Before the cruise, your group should know the basic dining plan. That does not mean every person needs a printed spreadsheet, but they should understand the main dinner time, whether reservations are required for certain nights, and how specialty dining will be handled. If there are subgroup plans, those should be clear too.
It also helps to decide where flexibility is acceptable. Maybe everyone meets for dinner three nights, while other evenings are open. Maybe the whole group attends the captain’s dinner, but lunch stays informal. When people know what is expected, the trip feels organized without feeling rigid.
Specialty dining for groups
Specialty restaurants can be a great addition, but they need strategy. Smaller groups can often book these more easily than very large ones. If your group wants a steakhouse night, Italian dinner, or chef’s table experience, availability may be limited, especially on popular sailings.
Sometimes the best answer is to split a large group into two reservations close together, or choose one signature dinner for the core celebration and keep the rest of the meals in the main dining room. This is one of those areas where perfect rarely means practical. The goal is not to force every meal into one format.
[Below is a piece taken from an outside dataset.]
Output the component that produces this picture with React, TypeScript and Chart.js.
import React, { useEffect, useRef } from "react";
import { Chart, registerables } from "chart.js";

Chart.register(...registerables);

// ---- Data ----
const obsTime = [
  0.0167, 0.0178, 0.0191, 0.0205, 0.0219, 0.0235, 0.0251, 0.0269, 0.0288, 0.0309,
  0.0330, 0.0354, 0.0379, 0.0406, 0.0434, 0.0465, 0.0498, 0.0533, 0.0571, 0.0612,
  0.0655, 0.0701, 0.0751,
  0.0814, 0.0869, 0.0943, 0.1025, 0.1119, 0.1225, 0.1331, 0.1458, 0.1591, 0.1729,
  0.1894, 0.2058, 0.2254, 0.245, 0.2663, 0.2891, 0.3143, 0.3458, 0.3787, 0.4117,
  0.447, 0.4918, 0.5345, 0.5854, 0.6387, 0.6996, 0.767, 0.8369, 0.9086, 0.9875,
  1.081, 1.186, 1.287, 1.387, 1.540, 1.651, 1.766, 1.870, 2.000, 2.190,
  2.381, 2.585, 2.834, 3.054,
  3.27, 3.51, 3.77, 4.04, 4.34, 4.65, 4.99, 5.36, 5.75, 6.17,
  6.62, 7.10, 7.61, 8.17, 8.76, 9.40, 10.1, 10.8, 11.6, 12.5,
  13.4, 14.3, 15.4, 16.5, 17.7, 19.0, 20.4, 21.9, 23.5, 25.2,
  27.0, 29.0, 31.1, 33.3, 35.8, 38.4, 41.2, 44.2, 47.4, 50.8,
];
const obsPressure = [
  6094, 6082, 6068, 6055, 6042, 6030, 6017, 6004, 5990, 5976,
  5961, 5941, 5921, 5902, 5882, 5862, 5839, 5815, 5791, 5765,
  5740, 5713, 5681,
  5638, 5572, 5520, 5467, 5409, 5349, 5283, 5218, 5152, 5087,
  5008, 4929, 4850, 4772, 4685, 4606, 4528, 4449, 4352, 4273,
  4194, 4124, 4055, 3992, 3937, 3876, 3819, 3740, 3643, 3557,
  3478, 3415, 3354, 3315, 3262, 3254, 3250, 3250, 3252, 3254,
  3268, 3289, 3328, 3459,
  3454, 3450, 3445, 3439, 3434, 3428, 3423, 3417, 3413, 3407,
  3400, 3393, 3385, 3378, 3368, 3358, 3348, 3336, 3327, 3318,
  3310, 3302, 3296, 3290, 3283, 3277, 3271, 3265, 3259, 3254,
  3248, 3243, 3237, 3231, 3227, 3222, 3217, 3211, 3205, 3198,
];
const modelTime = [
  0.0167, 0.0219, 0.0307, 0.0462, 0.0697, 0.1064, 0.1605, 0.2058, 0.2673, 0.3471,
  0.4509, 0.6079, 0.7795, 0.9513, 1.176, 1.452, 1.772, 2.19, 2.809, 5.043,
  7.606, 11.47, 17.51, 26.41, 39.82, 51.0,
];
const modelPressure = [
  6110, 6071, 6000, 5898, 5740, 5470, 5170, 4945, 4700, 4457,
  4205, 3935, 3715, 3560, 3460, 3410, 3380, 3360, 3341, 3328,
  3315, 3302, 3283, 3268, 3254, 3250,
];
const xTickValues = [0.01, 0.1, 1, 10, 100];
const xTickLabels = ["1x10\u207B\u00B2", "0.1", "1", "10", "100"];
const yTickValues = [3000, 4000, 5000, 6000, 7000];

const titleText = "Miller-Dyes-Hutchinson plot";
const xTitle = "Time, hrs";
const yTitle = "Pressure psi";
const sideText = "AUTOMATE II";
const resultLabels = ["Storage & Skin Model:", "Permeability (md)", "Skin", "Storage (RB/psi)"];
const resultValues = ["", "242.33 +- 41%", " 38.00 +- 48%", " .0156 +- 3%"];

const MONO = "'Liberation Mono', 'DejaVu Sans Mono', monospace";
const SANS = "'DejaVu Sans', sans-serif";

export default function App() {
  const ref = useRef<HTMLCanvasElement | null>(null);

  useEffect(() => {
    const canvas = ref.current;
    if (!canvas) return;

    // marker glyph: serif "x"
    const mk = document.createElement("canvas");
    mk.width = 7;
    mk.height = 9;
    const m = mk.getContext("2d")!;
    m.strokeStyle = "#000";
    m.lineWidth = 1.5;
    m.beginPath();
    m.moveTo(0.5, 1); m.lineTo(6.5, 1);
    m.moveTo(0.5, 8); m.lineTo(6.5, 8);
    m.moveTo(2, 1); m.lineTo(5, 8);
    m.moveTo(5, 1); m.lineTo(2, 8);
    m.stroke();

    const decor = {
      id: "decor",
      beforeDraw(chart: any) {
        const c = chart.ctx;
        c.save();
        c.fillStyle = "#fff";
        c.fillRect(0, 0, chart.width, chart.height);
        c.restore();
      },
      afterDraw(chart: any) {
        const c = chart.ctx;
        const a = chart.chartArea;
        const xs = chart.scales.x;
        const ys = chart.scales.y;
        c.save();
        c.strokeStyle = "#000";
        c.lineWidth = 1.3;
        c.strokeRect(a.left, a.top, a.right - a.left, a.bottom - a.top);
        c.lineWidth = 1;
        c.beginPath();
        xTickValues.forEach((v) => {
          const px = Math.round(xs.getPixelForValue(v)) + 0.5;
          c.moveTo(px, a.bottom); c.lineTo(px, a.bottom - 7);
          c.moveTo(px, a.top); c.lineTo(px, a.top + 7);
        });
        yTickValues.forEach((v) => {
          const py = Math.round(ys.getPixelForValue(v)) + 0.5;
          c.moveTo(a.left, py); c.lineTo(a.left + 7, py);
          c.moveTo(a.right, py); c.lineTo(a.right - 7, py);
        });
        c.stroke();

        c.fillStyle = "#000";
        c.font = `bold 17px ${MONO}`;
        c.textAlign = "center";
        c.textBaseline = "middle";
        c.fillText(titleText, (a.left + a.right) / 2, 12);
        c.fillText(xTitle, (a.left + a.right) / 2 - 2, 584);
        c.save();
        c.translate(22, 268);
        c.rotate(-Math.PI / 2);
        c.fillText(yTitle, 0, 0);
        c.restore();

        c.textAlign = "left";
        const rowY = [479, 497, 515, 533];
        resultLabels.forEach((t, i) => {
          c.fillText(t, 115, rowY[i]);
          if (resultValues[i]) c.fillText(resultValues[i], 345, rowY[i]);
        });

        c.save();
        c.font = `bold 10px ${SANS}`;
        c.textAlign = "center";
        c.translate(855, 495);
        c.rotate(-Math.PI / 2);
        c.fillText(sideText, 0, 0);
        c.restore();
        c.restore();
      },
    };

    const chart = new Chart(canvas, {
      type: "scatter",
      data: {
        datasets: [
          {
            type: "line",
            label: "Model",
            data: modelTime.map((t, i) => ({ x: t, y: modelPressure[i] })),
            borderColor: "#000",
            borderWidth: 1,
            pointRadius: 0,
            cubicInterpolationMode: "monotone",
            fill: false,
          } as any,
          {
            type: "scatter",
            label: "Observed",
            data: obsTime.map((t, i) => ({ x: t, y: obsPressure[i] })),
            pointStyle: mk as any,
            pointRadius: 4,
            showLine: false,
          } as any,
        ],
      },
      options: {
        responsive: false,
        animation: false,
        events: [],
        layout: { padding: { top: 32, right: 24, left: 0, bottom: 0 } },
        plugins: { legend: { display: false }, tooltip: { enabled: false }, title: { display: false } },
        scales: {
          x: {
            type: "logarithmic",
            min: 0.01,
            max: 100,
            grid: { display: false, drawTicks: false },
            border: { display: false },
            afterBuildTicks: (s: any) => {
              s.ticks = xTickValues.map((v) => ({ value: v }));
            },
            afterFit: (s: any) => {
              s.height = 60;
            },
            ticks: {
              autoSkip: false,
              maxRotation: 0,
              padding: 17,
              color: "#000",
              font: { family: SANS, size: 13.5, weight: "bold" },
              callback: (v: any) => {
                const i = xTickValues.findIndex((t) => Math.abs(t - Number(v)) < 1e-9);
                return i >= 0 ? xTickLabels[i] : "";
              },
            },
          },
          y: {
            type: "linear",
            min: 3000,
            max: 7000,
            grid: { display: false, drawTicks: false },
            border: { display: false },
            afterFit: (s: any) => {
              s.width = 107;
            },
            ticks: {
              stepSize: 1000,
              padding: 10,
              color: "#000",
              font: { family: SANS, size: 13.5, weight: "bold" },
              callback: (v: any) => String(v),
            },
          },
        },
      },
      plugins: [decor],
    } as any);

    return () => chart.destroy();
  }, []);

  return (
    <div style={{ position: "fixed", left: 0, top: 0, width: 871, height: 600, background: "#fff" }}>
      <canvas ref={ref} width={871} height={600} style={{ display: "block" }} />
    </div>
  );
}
The goal is to make sure the most meaningful meals are handled well.
The organizer should not have to manage every meal
One of the biggest hidden stresses in group travel is that the planner becomes the default problem-solver for everything. Dining can turn into a steady stream of texts about times, table changes, kids’ meals, and who is eating where. That is exactly what many organizers are trying to avoid.
A good group cruise plan takes pressure off the host. It creates enough structure that guests know what to expect, while leaving enough freedom for the trip to feel fun. That balance is different for every group, which is why one-size-fits-all advice does not work very well here.
Working with a group cruise specialist can make a big difference because dining is connected to the rest of the trip. Cabin assignments, age mix, itinerary, celebration goals, and budget all affect what dining setup makes sense. At America’s Best Cruises, this is part of the hands-on support that helps organizers enjoy the vacation too instead of spending it putting out fires.
What good dining planning feels like
When group cruise dining arrangements are done right, people usually do not talk about the logistics at all. They remember laughing through dinner, celebrating the guest of honor, and always knowing there was a place to gather at the end of the day. That is the real win.
You do not need a perfect plan. You need a thoughtful one that fits your group, your ship, and the kind of memories you want to make together. Start early, be honest about your group’s style, and give dining the same attention you give cabins and itinerary. A little planning here goes a long way toward making the whole cruise feel welcoming from the very first meal.